I feel like it was a jewel and had so many successes. I’m really proud to have done it and been there to see all the different aspects of it. I feel like it brought people down to earth more, and helped get rid of some of the hierarchical, superficiality of nightlife. It reminded people how to let go and get a little dirty. It was a reminder of dance music and dance culture in a time that NYC needed it.

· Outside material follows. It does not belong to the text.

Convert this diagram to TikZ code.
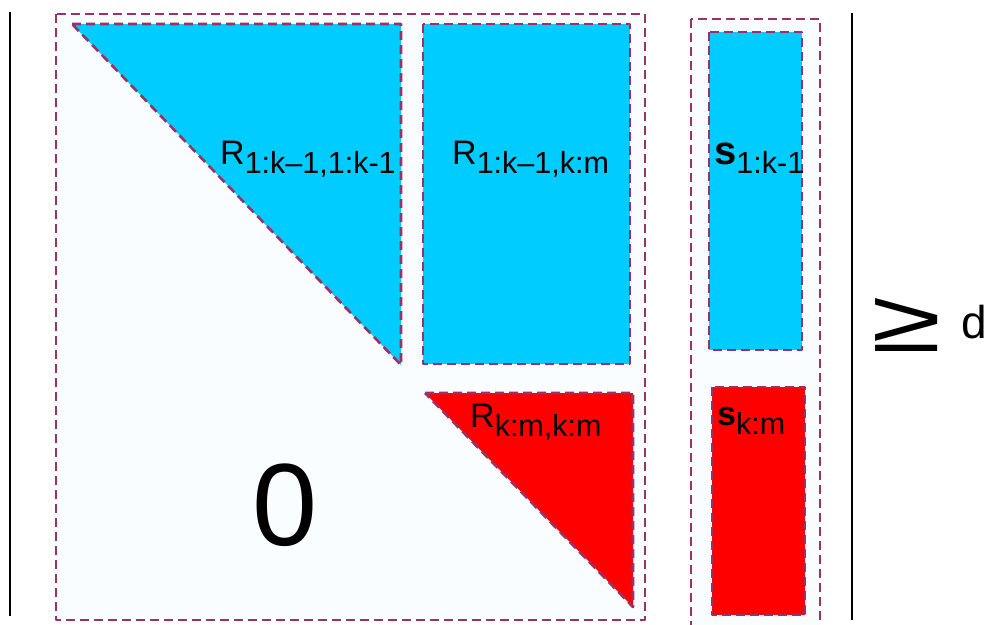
\documentclass[tikz,border=0pt]{standalone}
\usepackage{fontspec}
\setmainfont{Liberation Sans}
\definecolor{bord}{RGB}{153,51,102}
\definecolor{cyanf}{RGB}{0,204,255}
\definecolor{redf}{RGB}{255,0,0}
\definecolor{pale}{RGB}{249,253,255}
\tikzset{
  dashbox/.style={draw=bord, line width=2.6pt, dash pattern=on 9pt off 5pt, line join=round},
  bluepart/.style={dashbox, fill=cyanf},
  redpart/.style={dashbox, fill=redf},
  outerbox/.style={dashbox, fill=pale},
  bar/.style={draw=black, line width=2.5pt},
  lbl/.style={anchor=base west, inner sep=0pt, text=black},
}
\newcommand{\Rlab}[3][34]{{\fontsize{#1}{#1}\selectfont #2}\raisebox{-9pt}{\fontsize{30.5}{30.5}\selectfont #3}}
\begin{document}
\begin{tikzpicture}[x=1pt, y=-1pt]
\useasboundingbox (0,0) rectangle (992,624);
% outer dashed boxes
\draw[outerbox] (56,14) rectangle (645,620);
\draw[outerbox] (691,19) rectangle (820,626);
% blocks
\draw[bluepart] (72,24) -- (401,24) -- (401,365) -- cycle;
\draw[bluepart] (423,24) rectangle (630,364);
\draw[redpart] (425,393) -- (633,393) -- (633,607) -- cycle;
\draw[bluepart] (709,32) rectangle (802,350);
\draw[redpart] (712,387) rectangle (805,615);
% bars
\coordinate (lt) at (10,12); \coordinate (lb) at (10,616);
\coordinate (rt) at (852,13); \coordinate (rb) at (852,620);
\draw[bar] (lt) -- (lb);
\draw[bar] (rt) -- (rb);
% labels
\node[lbl] (r11) at (220,164) {\Rlab{R}{1:k–1,1:k-1}};
\node[lbl] (r12) at (452,164) {\Rlab{R}{1:k–1,k:m}};
\node[lbl] (r22) at (470,427) {\Rlab{R}{k:m,k:m}};
\node[lbl] (s1) at (714,164) {\Rlab[40]{\bfseries s}{1:k-1}};
\node[lbl] (s2) at (717,425) {\Rlab[34]{\bfseries s}{k:m}};
\node[lbl] (zero) at (252,545) {\fontsize{117}{117}\selectfont 0};
\node[lbl] (geq) at (871,351) {\scalebox{1.42}[0.98]{\fontsize{90}{90}\selectfont ≥}};
\node[lbl] (d) at (961,338) {\fontsize{46}{46}\selectfont d};
\end{tikzpicture}
\end{document}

I feel like it also gave people a real opportunity to meet and connect, especially with the chill room. People could sit back and just watch, or be as much of the show as they wanted to be. It really was a home to a lot of gay orphans, and created a space that really was family. A lot of people learned a lot about themselves, as well as about queer politics, gender politics, trans rights, privilege/oppression and racial equality.

A Village Raid

I’m very happy the club closed before it lost momentum and fizzled out. The miracle is that we never got closed down by the police. The legend really is that the club was created from grassroots culture, not commercial culture, in a time in the world, and especially here in New York, where nothing is done without a commercial element, because the nature of the city dictates this.

HD

The Spectrum was a truly special place, one where you could count on running into the people you care about most. As yet another iconic space closes because of gentrification’s re-mapping of the city, there will be a massive void. Change is good though too – in that void the next elevation and generation of this dynamic community will create new ways to be together.

La’Fem Ladosha

What a time to be alive and a child in the city. It’s sad cause I don’t think it will ever be the same again, but hopefully another person will be inspired or influenced by the hamness of what The Spectrum was and try to recapture that moment again.